Turkey has made quick progress, especially during the past 30 years, in the fields of industry and agriculture. Electricity has been brought to nearly 50 percent of villages along with approach roads that link nearly all of them in an extensive network of paved roads and highways.
Much of the country's rapid economic expansion, which averaged 6 percent annually, was underwritten by Western and primarily U. S. aid. From 1947 -- when Turkey became important as a bulwark against Soviet expansion -- to 1975 this aid totaled about $15 billion.
At the same time, the country experienced a very fast growth in population from 19 million in 1950 to 45 million today. Labor shortages in Western Europe absorbed substantial numbers of Turkish workers and provided Turkey with a steady influx of foreign exchange in the form of worker's remittances.
The world oil crisis in 1973 and the 1974 Turkish invasion of Cyprus that produced a U. S. arms embargo against Turkey have had a devasting cumulative impact which became evident only last year. Successive Turkish governments continued to rely on deficit financing by increasing foreign borrowing to an alarming $14 billion, much of it in shorm-term accounts.
During the past two years, with the country on the brink of bankruptcy and unable to raise funds in international markets, the government resorted to the printing press, increasing the money supply by almost 150 percent in 22 months.
When Demirel came to power last November, Turkey was unable to service its debts and its entire export earnings were used for oil purchases. Inflationary pressures have created such dislocations in domestic financial markets that savings accounts now give 40 percent interest while interest rates on short-term loans are about 120 percent.
In the short run the reform measures may increase the already perilous 25 percent unemployment as well as put additional strain on the middle class crushed by a cumulative 300 percent inflation over the past three years.
But, Demirel and his aids argue, the measures would introduce a market economy, encourage Turkish exports and foreign investments, and put the country back on its feet. "We are not a hopeless case," the prime minister said.
The reforms have no chance of success unless Western allies provide a minimum of $700 million in aid within the next two to three months according to top Turkish officials. Apart from restoring confidence at home and abroad, such Western assistance is needed to help restore economic activity here.

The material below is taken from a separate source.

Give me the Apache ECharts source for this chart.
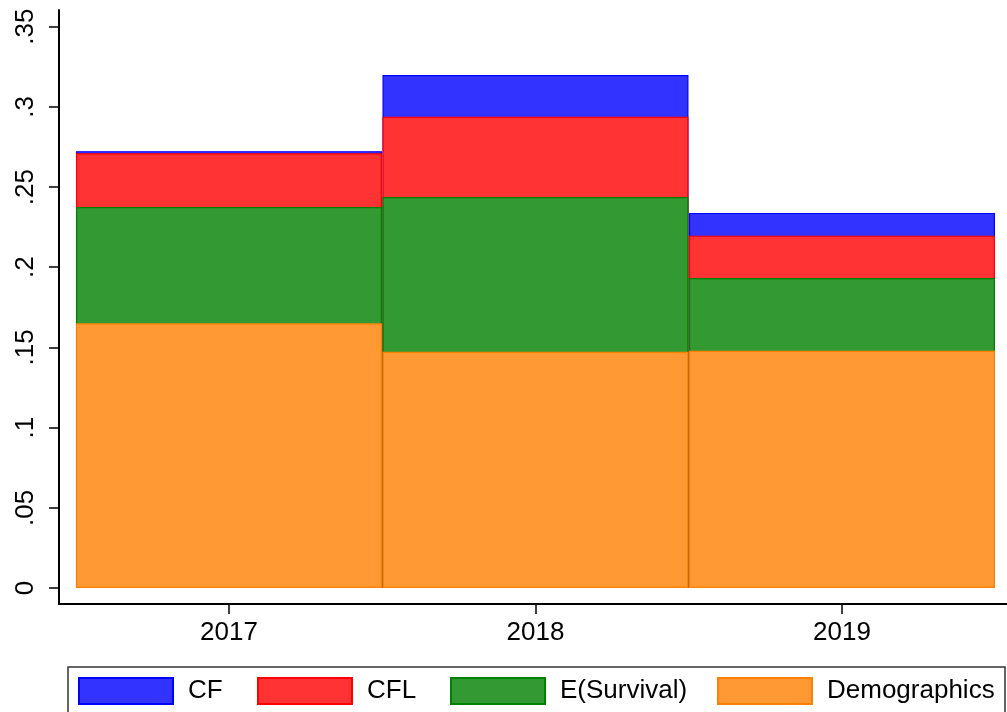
<!DOCTYPE html>
<html>
<head>
<meta charset="utf-8">
<script src="https://cdn.jsdelivr.net/npm/echarts@6/dist/echarts.min.js"></script>
<style>
  html, body { margin: 0; padding: 0; background: #fff; }
  #main { width: 1007px; height: 712px; }
</style>
</head>
<body>
<div id="main"></div>
<script>
// years on the x axis
var years = [2017, 2018, 2019];
// cumulative heights of each layer
var cfTop = [0.2724, 0.3199, 0.2339];
var cflTop = [0.2711, 0.2938, 0.2197];
var survTop = [0.2375, 0.2438, 0.1933];
var demoTop = [0.1650, 0.1473, 0.1479];
var yTicks = [0, 0.05, 0.1, 0.15, 0.2, 0.25, 0.3, 0.35];
var names = ['CF', 'CFL', 'E(Survival)', 'Demographics'];

var myChart = echarts.init(document.getElementById('main'));
var font = 'Liberation Sans';

function pairs(vals) {
    var out = [];
    for (var i = 0; i < years.length; i++) {
        out.push([years[i], vals[i]]);
    }
    return out;
}

function barSeries(name, vals, fill, border) {
    return {
        name: name,
        type: 'bar',
        barWidth: 306,
        barGap: '-100%',
        data: pairs(vals),
        itemStyle: { color: fill, borderColor: border, borderWidth: 1.2 },
        emphasis: { disabled: true },
        animation: false
    };
}

// one legend per item so they line up like the original key
var legendLefts = [78, 257, 450, 717];
var legends = [];
for (var k = 0; k < names.length; k++) {
    legends.push({
        data: [names[k]],
        left: legendLefts[k],
        top: 677,
        padding: 0,
        itemWidth: 94,
        itemHeight: 26,
        icon: 'rect',
        selectedMode: false,
        textStyle: { fontFamily: font, fontSize: 26, color: '#000', padding: [0, 0, 0, 10], lineHeight: 26 }
    });
}

myChart.setOption({
    backgroundColor: '#fff',
    animation: false,
    grid: { left: 59, right: 0, top: 10, bottom: 108 },
    legend: legends,
    xAxis: {
        type: 'value',
        min: 2016.4454,
        max: 2019.5384,
        axisLine: { show: true, onZero: false, lineStyle: { color: '#000', width: 2 } },
        axisTick: { show: true, customValues: years, length: 10, lineStyle: { color: '#000', width: 1.5 } },
        axisLabel: {
            customValues: years,
            fontFamily: font, fontSize: 26, color: '#000', margin: 16,
            formatter: function (v) { return String(v); }
        },
        splitLine: { show: false }
    },
    yAxis: {
        type: 'value',
        min: -0.00998,
        max: 0.3604,
        axisLine: { show: true, onZero: false, lineStyle: { color: '#000', width: 2 } },
        axisTick: { show: true, customValues: yTicks, length: 10, lineStyle: { color: '#000', width: 1.5 } },
        axisLabel: {
            customValues: yTicks,
            rotate: 90,
            fontFamily: font, fontSize: 26, color: '#000', margin: 20,
            formatter: function (v) {
                var s = String(Math.round(v * 100) / 100);
                return s.replace(/^0\./, '.');
            }
        },
        splitLine: { show: false }
    },
    graphic: [{
        type: 'rect',
        shape: { x: 68, y: 667, width: 937, height: 60 },
        style: { fill: 'none', stroke: '#333', lineWidth: 1.5 },
        silent: true
    }],
    series: [
        barSeries(names[0], cfTop, '#3333ff', '#0000ff'),
        barSeries(names[1], cflTop, '#ff3333', '#ff0000'),
        barSeries(names[2], survTop, '#339933', '#008000'),
        barSeries(names[3], demoTop, '#ff9933', '#ff8000')
    ]
});
</script>
</body>
</html>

The West Germans have taken the lead in putting together an emergency aid package. The Carter administration intends to provide $450 million in military and economic aid, but congressional action on the proposal is expected later this year.
The Turks also must resolve the issue of terrorism in the country before they can expect an upsurge in private foreign investments.
By pressing for major restructuring of the economy, the Demirel minority government adds another element of uncertainty to an already complex political situation. His predecessor, opposition leader Bulent yecevit, has denounced the reform program as a "betrayal" of the people "who are being abandoned to the mercies of the cruel market at a time of great economic difficulties."
Ecevit's social democratic People's Republican Party suffered a severe setback last November when the right-wing parties, including Demirel's Justice Party, won a combined two-thirds of the vote.
Turkish businessmen insist that the government has not gone far enough in lifting trade restrictions, especially those that prevent an effective money market here. But most of them hope that the reforms will succeed.